**Your task:** Isolate every line in the data with the string "page" and copy it.
++++ Listed entries
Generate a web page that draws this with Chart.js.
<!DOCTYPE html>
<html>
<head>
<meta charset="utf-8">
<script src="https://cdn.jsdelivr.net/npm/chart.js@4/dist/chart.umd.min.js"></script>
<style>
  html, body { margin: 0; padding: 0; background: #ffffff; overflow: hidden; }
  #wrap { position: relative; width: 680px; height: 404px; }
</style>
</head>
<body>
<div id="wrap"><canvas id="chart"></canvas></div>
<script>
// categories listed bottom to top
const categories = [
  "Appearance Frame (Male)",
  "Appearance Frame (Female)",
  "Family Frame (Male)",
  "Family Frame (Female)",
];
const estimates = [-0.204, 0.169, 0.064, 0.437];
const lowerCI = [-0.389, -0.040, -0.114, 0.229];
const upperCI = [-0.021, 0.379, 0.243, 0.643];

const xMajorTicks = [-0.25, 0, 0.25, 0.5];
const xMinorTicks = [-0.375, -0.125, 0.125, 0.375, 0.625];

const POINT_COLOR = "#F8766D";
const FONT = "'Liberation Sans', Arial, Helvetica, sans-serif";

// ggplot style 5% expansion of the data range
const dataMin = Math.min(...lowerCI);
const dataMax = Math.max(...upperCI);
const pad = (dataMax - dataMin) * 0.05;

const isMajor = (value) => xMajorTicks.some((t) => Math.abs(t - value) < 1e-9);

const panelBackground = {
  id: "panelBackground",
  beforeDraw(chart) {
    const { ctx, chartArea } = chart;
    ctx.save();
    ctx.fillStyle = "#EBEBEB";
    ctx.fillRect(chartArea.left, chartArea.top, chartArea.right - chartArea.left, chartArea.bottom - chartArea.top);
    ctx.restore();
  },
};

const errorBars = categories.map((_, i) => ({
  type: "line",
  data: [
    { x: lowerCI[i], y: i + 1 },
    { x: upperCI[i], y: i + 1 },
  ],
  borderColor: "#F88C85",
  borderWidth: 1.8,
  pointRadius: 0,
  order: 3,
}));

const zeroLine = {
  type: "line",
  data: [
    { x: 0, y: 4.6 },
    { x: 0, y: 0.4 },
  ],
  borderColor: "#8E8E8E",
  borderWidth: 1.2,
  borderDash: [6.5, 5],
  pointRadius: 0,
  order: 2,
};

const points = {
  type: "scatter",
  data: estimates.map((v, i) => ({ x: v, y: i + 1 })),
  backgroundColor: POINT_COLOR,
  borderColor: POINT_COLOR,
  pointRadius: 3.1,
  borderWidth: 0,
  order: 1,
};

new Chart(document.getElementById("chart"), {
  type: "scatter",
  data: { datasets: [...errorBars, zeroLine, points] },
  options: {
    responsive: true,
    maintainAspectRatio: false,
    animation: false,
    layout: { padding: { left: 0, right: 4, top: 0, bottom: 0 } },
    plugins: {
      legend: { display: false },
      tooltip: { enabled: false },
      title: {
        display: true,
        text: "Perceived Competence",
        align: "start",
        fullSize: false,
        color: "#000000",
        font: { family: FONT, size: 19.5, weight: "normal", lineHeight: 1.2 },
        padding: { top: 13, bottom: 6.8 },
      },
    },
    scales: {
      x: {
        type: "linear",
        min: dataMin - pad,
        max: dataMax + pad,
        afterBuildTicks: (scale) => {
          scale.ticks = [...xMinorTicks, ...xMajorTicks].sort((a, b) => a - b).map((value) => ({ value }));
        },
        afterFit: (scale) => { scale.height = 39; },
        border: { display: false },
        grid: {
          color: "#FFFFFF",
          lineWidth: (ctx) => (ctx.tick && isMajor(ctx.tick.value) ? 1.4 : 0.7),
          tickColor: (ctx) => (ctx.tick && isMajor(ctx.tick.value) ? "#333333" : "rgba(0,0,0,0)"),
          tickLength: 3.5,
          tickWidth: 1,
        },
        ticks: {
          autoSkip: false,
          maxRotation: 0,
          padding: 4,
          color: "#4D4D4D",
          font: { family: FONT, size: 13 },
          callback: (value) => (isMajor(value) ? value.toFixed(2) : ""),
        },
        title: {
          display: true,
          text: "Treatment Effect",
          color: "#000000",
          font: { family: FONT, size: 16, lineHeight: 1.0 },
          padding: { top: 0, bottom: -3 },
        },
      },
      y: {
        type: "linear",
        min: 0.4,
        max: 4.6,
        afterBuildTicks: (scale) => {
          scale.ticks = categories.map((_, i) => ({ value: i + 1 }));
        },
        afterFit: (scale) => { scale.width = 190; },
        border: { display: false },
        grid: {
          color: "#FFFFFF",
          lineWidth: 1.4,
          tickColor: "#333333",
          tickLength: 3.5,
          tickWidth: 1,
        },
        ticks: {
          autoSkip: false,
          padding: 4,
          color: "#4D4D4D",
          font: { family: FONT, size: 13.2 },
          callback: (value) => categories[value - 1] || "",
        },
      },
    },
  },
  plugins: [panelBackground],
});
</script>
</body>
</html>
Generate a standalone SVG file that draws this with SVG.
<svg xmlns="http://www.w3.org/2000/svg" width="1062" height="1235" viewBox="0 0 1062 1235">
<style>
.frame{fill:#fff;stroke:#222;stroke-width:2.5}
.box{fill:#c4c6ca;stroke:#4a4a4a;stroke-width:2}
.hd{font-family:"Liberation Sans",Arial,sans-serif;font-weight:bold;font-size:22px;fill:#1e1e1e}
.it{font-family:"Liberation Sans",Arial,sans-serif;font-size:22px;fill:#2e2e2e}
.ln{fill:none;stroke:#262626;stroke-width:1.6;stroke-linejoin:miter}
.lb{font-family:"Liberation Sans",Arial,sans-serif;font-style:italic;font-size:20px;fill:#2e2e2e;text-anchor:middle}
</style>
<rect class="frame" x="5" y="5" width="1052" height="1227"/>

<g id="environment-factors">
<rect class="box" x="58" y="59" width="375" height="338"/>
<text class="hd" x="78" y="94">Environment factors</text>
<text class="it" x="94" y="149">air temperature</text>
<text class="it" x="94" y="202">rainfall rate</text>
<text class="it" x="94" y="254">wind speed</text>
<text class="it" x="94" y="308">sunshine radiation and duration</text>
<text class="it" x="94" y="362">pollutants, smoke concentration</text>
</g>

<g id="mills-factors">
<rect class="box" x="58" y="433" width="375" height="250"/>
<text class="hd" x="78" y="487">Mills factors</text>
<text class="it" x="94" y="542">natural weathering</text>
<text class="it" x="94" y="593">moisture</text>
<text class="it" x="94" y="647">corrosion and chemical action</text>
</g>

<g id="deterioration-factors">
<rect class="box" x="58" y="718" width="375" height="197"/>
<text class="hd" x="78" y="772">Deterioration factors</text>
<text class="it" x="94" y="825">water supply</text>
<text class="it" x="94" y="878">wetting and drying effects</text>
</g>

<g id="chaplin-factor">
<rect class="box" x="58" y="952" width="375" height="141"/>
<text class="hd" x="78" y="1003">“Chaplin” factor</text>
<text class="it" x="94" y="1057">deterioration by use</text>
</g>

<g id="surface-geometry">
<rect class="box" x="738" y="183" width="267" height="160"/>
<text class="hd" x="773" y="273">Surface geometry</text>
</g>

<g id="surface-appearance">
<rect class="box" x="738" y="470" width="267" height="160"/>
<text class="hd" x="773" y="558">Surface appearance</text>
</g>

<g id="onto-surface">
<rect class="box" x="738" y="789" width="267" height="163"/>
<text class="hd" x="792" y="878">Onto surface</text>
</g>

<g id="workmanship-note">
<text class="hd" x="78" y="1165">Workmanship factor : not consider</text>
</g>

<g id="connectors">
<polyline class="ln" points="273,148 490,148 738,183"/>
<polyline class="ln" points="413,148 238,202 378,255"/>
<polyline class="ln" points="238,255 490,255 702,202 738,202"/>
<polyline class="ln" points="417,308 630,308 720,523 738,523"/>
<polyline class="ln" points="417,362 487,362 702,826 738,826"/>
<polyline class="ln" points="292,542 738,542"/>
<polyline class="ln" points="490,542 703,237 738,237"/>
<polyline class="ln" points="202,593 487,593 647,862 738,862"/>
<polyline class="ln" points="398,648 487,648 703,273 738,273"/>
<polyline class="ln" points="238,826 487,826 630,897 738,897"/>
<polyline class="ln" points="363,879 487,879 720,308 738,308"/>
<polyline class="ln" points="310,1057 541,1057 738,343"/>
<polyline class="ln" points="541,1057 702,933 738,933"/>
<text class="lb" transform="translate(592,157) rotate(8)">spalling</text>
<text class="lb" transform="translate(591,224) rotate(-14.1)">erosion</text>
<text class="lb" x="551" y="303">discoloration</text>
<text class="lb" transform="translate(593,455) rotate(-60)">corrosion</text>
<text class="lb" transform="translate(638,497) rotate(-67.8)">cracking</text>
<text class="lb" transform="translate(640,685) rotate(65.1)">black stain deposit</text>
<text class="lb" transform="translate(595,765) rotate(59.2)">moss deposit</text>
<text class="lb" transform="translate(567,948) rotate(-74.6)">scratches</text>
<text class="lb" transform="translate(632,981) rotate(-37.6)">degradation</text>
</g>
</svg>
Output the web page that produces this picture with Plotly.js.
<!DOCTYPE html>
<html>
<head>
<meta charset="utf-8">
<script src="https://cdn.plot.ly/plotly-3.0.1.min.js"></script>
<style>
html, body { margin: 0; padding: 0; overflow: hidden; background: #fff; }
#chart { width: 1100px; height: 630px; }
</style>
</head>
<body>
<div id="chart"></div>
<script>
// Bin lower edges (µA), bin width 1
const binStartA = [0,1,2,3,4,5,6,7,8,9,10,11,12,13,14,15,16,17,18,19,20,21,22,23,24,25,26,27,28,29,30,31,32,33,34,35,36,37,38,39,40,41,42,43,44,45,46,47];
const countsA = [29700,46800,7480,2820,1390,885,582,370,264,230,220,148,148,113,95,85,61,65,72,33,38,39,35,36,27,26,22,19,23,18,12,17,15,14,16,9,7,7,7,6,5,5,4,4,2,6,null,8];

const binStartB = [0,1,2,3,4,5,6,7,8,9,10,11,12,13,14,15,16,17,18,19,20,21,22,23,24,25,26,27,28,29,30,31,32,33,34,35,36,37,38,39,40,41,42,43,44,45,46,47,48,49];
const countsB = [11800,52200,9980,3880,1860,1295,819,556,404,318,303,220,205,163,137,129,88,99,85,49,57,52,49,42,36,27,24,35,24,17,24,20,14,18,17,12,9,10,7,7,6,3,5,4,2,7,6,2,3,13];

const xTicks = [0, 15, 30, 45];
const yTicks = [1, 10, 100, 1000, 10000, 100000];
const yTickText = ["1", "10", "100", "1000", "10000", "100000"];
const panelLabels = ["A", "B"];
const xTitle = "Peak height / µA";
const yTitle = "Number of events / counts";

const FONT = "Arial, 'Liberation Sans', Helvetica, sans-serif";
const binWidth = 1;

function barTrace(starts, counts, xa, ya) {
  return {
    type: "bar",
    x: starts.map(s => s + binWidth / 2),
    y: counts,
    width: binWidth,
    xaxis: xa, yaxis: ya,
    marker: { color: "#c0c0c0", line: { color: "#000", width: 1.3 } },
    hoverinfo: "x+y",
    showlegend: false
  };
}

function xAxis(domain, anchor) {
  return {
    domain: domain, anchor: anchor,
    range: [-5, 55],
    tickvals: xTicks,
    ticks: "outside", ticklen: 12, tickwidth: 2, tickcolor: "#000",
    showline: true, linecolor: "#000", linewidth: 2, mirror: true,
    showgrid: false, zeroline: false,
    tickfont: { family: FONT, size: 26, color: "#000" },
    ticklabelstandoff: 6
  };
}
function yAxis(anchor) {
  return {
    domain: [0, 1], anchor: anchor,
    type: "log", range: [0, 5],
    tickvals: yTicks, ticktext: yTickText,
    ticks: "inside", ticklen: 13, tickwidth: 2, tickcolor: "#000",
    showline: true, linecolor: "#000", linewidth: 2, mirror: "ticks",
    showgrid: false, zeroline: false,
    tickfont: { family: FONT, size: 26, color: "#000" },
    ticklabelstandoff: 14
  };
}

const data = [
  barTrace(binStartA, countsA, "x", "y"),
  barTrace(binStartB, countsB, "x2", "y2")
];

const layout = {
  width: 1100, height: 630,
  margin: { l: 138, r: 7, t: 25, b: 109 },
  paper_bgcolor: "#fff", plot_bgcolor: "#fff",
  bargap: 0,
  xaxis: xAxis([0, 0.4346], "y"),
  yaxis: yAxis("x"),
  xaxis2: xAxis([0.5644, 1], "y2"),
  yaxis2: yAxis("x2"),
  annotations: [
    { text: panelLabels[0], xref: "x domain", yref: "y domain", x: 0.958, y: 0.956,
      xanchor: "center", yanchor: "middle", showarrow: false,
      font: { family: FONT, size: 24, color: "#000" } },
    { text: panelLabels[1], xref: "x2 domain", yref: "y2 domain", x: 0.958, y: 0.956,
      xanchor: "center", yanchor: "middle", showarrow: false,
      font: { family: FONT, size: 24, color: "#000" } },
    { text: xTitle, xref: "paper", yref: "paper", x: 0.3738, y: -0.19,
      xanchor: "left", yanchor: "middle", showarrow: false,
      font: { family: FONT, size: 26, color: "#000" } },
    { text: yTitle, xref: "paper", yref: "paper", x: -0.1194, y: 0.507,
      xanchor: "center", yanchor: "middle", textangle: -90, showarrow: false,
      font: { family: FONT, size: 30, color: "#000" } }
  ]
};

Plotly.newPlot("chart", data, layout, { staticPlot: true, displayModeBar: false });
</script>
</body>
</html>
++++++++
**Output:**
Generate a web page that draws this with Chart.js.
Output the web page that produces this picture with Plotly.js.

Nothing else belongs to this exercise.